Communications During Terrorist Attacks are *Not* Bad

Twitter was a vital source of information in Mumbai; people were using the site to communicate with and update others during the terrorist attacks. We simply have to be smarter than this idea: "And this morning, Twitter users said that Indian authorities was asking users to stop updating the site for security reasons. One person wrote: 'Police reckon tweeters giving away strategic info to terrorists via Twitter.'"

This fear is exactly backwards. During a terrorist attack -- during any crisis situation, actually -- the one thing people can do is exchange information. It helps people, calms people, and actually reduces the thing the terrorists are trying to achieve: terror. Yes, there are specific movie-plot scenarios where certain public pronouncements might help the terrorists, but those are rare. I would much rather err on the side of more information, more openness, and more communication.

http://technology.timesonline.co.uk/tol/news/tech_and_web/article5245059.ece or http://tinyurl.com/5zu8zc
http://stephensonstrategies.com/2008/11/26/us-officials-must-monitor-learn-from-use-of-web-20-in-mumbai/ or http://tinyurl.com/58htvy

** *** ***** ******* *********** *************

Mumbai Terrorists Used Google Earth, Boats, Food

The Mumbai terrorists used Google Earth to help plan their attacks. This is bothering some people:

"Google Earth has previously come in for criticism in India, including from the country's former president, A.P.J. Abdul Kalam.

"Kalam warned in a 2005 lecture that the easy availability online of detailed maps of countries from services such as Google Earth could be misused by terrorists."

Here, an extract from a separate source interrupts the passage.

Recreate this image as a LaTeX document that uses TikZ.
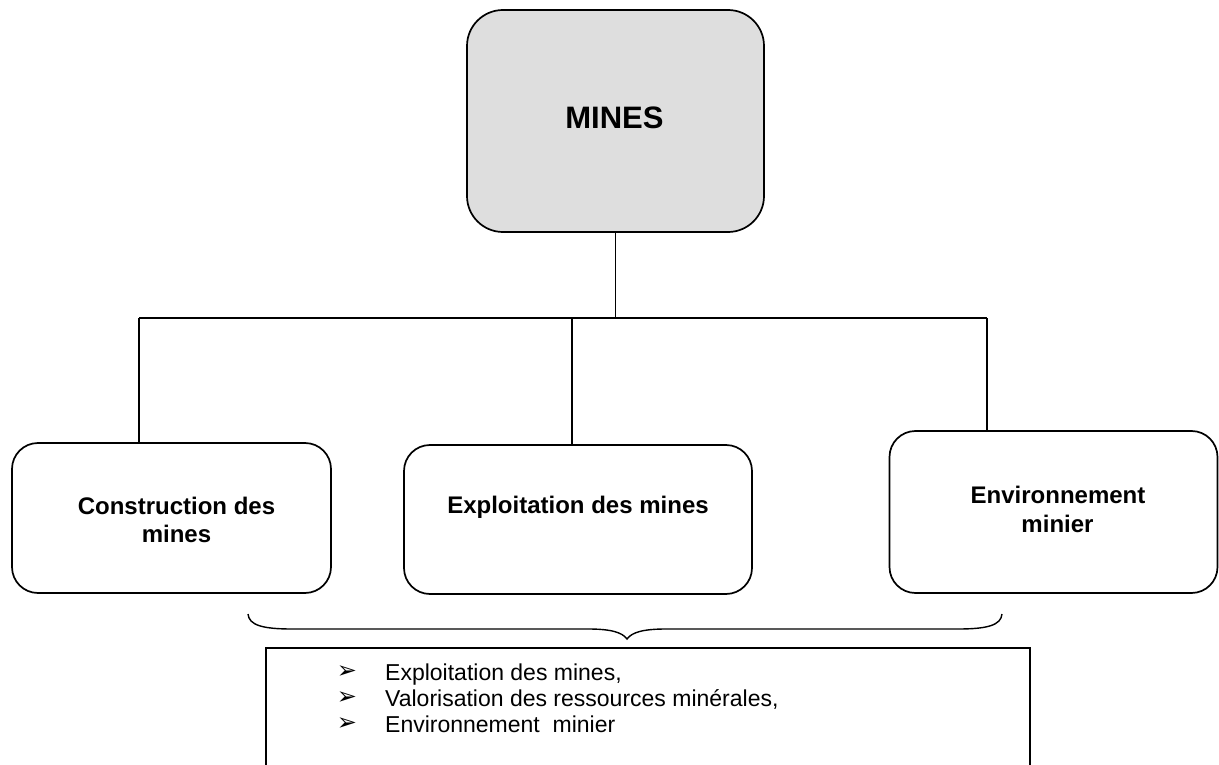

Of course the terrorists used Google Earth. They also used boats, and ate at restaurants. Don't even get me started about the fact that they breathed air and drank water.

"A Google spokeswoman said in an e-mail today that Google Earth's imagery is available through commercial and public sources. Google Earth has also been used by aid agencies for relief operations, which outweighs abusive uses, she said."

That's true for all aspects of human infrastructure. Yes, the bad guys use it: bank robbers use cars to get away, drug smugglers use radios to communicate, child pornographers use e-mail. But the good guys use it, too, and the good uses far outweigh the bad uses.